Textil & Bekleidung
05/11/2013

IG Metall: Arbeitgeber sollen sich einen Ruck geben

Mehrere hundert Beschäftigte der Textil- und Bekleidungsindustrie in NRW legten heute bis zu einer Stunde die Produktion lahm. Vor Ibena in Bocholt und Rhede sowie vor Johnson Controls in Espelkamp bei Minden forderten sie keine Tariferhöhung, sondern einen „Tarifvertrag Demografie“.

Cornelia Leson-Griesbeck hält ein Überraschungsei in die Höhe, „um zu erklären, worum es in dieser Tarifrunde geht“, ruft sie den Ibena-Beschäftigten zu: „Nicht um Spiel, Spaß, Spannung, sondern um Altersteilzeit, die Übernahme der Azubis und einen Belastungsabbau.“ Die Bocholter IG Metall-Sekretärin erinnert daran, dass in der Textil- und Bekleidungsindustrie seit Jahren über den demografischen Wandel – insbesondere die Überalterung der Belegschaften – geredet wird. Alle Beteiligten – die Arbeitnehmer- und die Arbeitgeberseite sowie alle Experten aus Wissenschaft und Forschung – seien sich einig: Es muss etwas getan werden. „Jetzt endlich müssen wir einen Knopf dran machen!“, ruft Leson-Griesbeck und erhält viel Beifall, ihre Zuhörer drücken ihre Zustimmung durch lautstarkes Drehen Dutzender Ratschen
aus.

Gesund in Rente - das schaffen immer weniger Beschäftigte

Immer mehr Beschäftigte gingen in die Erwerbsunfähigkeitsrente, immer weniger in die Altersrente, sagt Leson-Griesbeck. Deshalb sei es wichtig, ein Tarifpaket zu schnüren. Da hinein gehöre ein Rechtsanspruch der Beschäftigten auf Altersteilzeit, die unbefristete Übernahme der Ausgebildeten und ein Belastungsabbau, sprich alters- und alternsgerechte Arbeitsbedingungen, damit jeder und jede gesund in Rente gehen könne.
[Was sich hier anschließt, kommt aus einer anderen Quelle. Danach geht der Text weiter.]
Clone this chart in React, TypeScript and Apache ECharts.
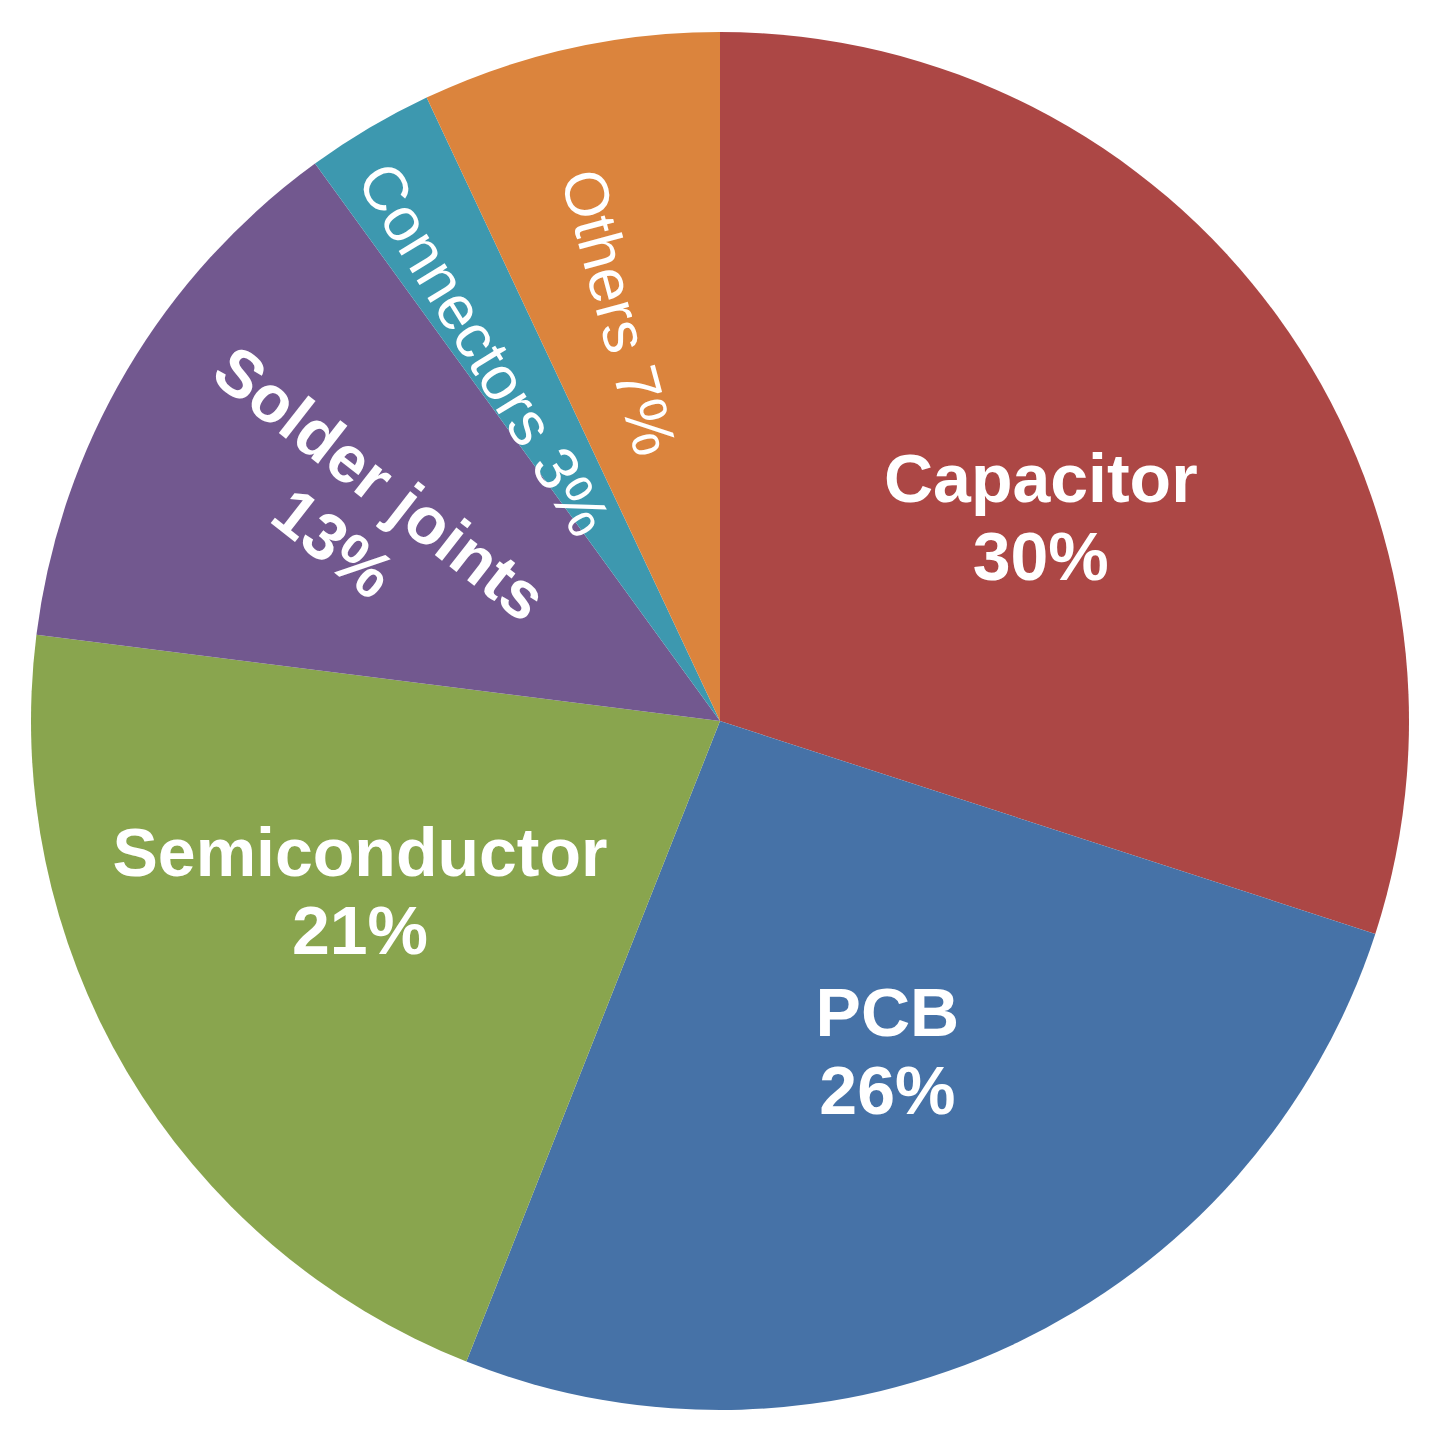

Arbeitgeber "im Zeichen der Schubkarre geboren"

Nach zwei Tarifverhandlungen, die für Westdeutschland geführt werden, sieht es nicht danach aus, als würden die Arbeitgeber der IG Metall entgegen kommen. Die Situation scheint eher verfahren zu sein, die Arbeitgeber stellen Gegenforderungen: Altersteilzeit soll es nur freiwillig geben, und die Arbeitnehmer sollen deren Kosten alleine tragen – indem sie länger arbeiten, auf Urlaubs- und Weihnachtsgeld verzichten oder Kündigungsschutz und Verdienstsicherung aufgeben. „Die Arbeitgeber nehmen uns nicht ernst“, glaubt Cornelia Leson-Griesbeck. Die Damen und Herren auf der anderen Seite des Verhandlungstisches seien „im Sternzeichen der Schubkarre geboren“, berichtet die IG Metall-Sekretärin: „Sie bewegen sich nur, wenn sie geschoben werden.“

Dafür sorgten heute in Bocholt und im zehn Kilometer entfernten Rhede nicht nur 140 Beschäftigte von Ibena, Herstellerin von Decken und Bettwäsche, sondern auch 280 Beschäftigte des Autositze-Herstellers Johnson Controls in Espelkamp bei Minden.

Heide Schnare, IG Metall-Tarifsekretärin für die Textil- und Bekleidungsindustrie in Nordrhein-Westfalen, sagte: „Wir erwarten von den Arbeitgebern, dass sie sich einen Ruck geben.“ Mit einem Demografie-Tarifvertrag werde die gesamte Branche an Attraktivität gewinnen. „Das ist gut für die Beschäftigten und die Betriebe."